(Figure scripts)
## Begin
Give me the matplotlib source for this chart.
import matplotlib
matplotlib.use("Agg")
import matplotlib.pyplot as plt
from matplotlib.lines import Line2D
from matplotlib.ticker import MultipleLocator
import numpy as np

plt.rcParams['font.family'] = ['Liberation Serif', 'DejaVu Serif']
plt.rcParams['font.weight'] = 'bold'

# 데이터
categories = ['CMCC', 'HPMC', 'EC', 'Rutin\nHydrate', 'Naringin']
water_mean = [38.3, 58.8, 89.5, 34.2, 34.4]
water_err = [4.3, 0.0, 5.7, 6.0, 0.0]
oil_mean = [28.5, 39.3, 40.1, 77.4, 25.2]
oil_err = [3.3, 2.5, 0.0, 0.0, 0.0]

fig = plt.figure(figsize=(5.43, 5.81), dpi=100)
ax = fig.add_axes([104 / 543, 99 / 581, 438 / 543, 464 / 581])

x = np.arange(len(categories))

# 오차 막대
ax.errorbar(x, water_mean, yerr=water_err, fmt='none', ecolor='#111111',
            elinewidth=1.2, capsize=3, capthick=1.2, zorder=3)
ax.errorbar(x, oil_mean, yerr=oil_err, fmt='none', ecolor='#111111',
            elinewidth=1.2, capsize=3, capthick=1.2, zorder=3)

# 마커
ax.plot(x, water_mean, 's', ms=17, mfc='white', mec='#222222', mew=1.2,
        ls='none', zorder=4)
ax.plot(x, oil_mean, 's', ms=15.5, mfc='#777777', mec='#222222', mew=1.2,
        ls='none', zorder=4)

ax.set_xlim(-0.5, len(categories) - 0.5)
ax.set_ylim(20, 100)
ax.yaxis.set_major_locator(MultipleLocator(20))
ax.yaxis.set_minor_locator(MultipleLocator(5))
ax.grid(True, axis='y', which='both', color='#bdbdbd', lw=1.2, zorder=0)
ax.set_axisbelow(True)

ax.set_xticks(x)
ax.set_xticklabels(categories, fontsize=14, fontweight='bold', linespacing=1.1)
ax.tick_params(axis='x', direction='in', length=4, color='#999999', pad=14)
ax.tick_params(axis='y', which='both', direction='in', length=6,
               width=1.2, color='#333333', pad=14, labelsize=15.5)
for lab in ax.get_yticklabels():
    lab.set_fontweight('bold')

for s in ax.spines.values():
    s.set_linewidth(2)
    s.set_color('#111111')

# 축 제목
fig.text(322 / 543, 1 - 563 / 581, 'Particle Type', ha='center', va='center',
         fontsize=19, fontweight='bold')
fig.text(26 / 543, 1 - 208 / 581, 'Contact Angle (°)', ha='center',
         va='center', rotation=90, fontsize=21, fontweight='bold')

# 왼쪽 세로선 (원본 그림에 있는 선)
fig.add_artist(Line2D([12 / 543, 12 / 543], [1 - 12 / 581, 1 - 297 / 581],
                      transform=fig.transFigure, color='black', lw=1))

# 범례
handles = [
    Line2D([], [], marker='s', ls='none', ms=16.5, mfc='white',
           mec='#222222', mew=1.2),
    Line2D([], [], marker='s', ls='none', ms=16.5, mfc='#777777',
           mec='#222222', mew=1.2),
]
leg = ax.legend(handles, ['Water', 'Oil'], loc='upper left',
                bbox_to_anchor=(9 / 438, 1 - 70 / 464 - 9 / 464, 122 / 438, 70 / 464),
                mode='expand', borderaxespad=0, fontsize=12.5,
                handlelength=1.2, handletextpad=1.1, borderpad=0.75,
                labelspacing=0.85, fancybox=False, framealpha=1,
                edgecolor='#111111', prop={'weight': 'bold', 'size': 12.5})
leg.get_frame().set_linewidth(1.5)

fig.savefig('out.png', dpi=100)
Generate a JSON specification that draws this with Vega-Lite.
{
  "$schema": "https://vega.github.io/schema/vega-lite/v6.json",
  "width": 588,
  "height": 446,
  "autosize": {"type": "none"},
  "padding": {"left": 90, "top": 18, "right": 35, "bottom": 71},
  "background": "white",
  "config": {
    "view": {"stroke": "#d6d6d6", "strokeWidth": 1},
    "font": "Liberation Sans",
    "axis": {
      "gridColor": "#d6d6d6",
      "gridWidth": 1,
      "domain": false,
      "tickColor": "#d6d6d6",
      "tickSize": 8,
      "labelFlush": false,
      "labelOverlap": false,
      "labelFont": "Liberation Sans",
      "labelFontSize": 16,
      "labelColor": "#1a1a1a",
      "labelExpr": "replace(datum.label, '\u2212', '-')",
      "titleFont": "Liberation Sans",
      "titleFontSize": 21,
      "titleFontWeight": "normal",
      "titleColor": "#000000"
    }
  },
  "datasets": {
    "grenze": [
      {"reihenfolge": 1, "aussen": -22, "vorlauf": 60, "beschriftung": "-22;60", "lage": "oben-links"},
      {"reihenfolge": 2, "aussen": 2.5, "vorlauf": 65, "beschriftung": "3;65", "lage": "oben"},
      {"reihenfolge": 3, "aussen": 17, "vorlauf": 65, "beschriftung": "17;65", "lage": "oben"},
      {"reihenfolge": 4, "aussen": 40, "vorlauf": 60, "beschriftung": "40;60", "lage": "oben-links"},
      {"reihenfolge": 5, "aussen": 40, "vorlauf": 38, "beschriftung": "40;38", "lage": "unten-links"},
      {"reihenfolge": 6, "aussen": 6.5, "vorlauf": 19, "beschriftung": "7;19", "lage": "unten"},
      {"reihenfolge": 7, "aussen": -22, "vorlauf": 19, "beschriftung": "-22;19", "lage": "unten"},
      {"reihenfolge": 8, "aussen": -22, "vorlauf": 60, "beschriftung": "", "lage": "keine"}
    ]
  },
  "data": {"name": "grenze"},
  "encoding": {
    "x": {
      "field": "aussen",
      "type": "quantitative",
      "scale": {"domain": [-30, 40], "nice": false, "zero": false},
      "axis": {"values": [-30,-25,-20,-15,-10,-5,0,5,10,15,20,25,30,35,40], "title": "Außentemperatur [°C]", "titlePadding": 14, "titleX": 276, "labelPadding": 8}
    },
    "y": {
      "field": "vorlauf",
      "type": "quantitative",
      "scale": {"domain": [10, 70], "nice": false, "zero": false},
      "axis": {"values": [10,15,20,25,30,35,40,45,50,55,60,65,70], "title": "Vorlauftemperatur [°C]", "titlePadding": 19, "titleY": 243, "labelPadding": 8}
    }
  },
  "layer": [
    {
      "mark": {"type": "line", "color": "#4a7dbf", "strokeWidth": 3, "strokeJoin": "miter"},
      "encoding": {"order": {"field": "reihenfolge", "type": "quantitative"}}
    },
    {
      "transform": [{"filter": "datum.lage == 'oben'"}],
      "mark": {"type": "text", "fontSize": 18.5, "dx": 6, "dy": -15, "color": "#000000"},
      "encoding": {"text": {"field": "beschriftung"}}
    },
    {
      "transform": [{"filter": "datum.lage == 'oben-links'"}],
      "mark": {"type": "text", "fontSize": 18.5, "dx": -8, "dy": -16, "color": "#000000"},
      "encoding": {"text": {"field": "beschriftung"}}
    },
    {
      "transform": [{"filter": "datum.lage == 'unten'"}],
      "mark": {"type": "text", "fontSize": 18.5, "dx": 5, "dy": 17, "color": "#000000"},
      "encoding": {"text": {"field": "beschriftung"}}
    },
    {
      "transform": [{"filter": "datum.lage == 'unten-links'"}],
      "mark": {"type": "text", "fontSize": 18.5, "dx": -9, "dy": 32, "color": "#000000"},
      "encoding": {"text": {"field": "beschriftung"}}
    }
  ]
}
## End
## Begin
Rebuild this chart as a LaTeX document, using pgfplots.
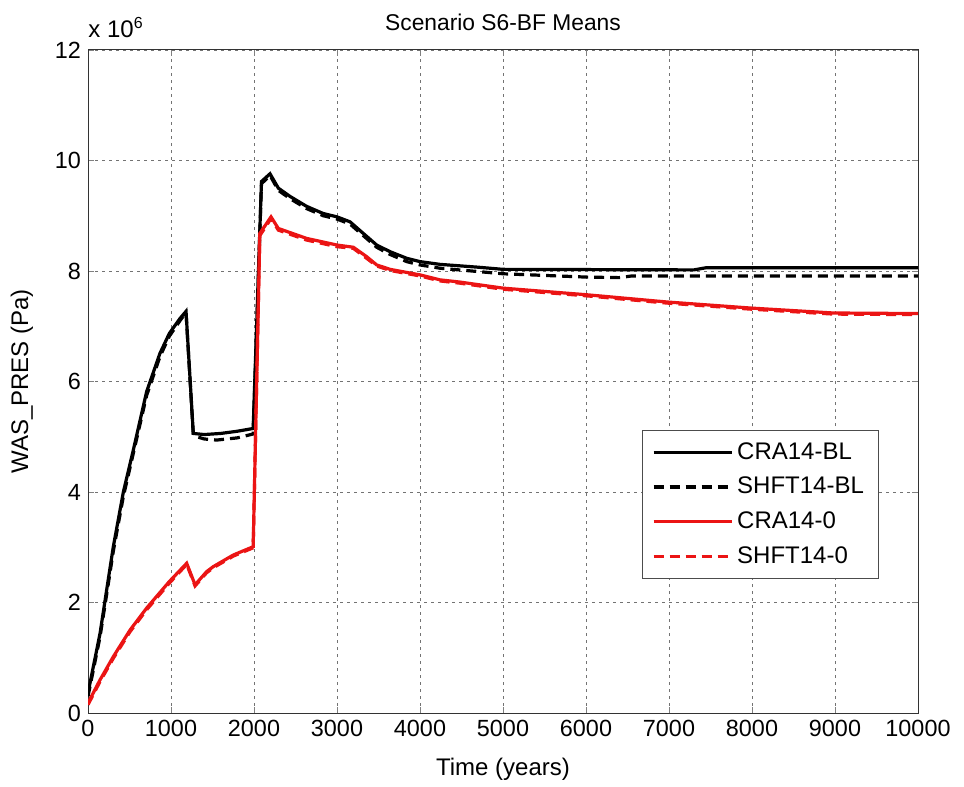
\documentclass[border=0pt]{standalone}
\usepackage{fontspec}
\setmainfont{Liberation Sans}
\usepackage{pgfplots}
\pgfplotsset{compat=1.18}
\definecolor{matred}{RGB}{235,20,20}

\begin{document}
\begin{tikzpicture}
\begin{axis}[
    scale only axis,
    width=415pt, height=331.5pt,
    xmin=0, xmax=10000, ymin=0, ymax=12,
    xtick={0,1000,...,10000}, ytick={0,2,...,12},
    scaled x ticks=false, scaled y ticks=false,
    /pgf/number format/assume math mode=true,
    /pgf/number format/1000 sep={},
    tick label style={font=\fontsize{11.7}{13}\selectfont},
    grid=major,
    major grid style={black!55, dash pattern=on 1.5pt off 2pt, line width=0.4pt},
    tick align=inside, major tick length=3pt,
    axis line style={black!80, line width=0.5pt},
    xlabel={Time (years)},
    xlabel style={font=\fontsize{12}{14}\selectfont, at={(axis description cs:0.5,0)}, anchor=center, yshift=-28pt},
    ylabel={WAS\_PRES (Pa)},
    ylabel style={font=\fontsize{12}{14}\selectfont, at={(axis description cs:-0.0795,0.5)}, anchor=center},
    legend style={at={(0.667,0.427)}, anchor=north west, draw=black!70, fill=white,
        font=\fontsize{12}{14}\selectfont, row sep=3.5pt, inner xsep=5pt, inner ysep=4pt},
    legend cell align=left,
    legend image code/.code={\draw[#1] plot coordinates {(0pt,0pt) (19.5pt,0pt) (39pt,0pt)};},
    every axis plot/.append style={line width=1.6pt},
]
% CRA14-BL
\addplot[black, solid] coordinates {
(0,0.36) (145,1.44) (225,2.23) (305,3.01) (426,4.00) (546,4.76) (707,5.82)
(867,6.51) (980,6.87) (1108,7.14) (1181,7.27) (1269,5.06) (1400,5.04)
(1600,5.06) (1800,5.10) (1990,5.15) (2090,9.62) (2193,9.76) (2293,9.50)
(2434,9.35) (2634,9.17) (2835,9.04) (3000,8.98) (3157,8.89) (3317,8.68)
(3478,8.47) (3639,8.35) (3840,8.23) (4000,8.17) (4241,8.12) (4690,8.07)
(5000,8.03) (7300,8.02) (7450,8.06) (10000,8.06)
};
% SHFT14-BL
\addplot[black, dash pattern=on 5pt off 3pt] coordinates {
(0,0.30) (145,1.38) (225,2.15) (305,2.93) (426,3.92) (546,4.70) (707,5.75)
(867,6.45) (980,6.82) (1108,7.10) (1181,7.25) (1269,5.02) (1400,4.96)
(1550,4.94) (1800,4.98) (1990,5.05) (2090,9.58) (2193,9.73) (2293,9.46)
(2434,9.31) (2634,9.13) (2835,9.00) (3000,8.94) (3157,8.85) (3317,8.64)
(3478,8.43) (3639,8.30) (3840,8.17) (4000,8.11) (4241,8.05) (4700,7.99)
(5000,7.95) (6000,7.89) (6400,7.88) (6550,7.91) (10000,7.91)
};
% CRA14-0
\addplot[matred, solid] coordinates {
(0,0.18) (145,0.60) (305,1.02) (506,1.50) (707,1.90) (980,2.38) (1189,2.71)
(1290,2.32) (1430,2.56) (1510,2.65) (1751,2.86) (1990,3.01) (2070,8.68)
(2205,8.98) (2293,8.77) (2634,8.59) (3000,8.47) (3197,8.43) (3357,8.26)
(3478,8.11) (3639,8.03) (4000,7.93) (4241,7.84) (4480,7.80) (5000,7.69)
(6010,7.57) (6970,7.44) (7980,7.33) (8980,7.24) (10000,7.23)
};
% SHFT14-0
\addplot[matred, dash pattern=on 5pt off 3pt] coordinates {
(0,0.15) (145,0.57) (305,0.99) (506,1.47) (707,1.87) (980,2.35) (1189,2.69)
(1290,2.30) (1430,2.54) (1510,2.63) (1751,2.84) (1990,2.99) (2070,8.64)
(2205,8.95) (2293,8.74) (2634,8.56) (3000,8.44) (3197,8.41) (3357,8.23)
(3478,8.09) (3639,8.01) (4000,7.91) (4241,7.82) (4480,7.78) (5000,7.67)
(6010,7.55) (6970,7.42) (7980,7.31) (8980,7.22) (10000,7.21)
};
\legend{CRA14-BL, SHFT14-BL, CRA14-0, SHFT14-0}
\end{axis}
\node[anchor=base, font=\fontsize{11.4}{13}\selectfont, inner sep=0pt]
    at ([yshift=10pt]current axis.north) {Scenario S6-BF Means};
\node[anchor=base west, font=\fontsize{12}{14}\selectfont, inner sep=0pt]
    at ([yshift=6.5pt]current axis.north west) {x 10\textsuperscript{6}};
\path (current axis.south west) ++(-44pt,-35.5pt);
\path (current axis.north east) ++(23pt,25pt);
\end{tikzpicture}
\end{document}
## End
Exercise ▸ Nothing beyond the required lines should be retyped: start with the line that contains "Give me the matplotlib source for this chart." and finish with the line that contains "import numpy as np".

Exercise solution ▸
Give me the matplotlib source for this chart.
import matplotlib
matplotlib.use("Agg")
import matplotlib.pyplot as plt
from matplotlib.lines import Line2D
from matplotlib.ticker import MultipleLocator
import numpy as np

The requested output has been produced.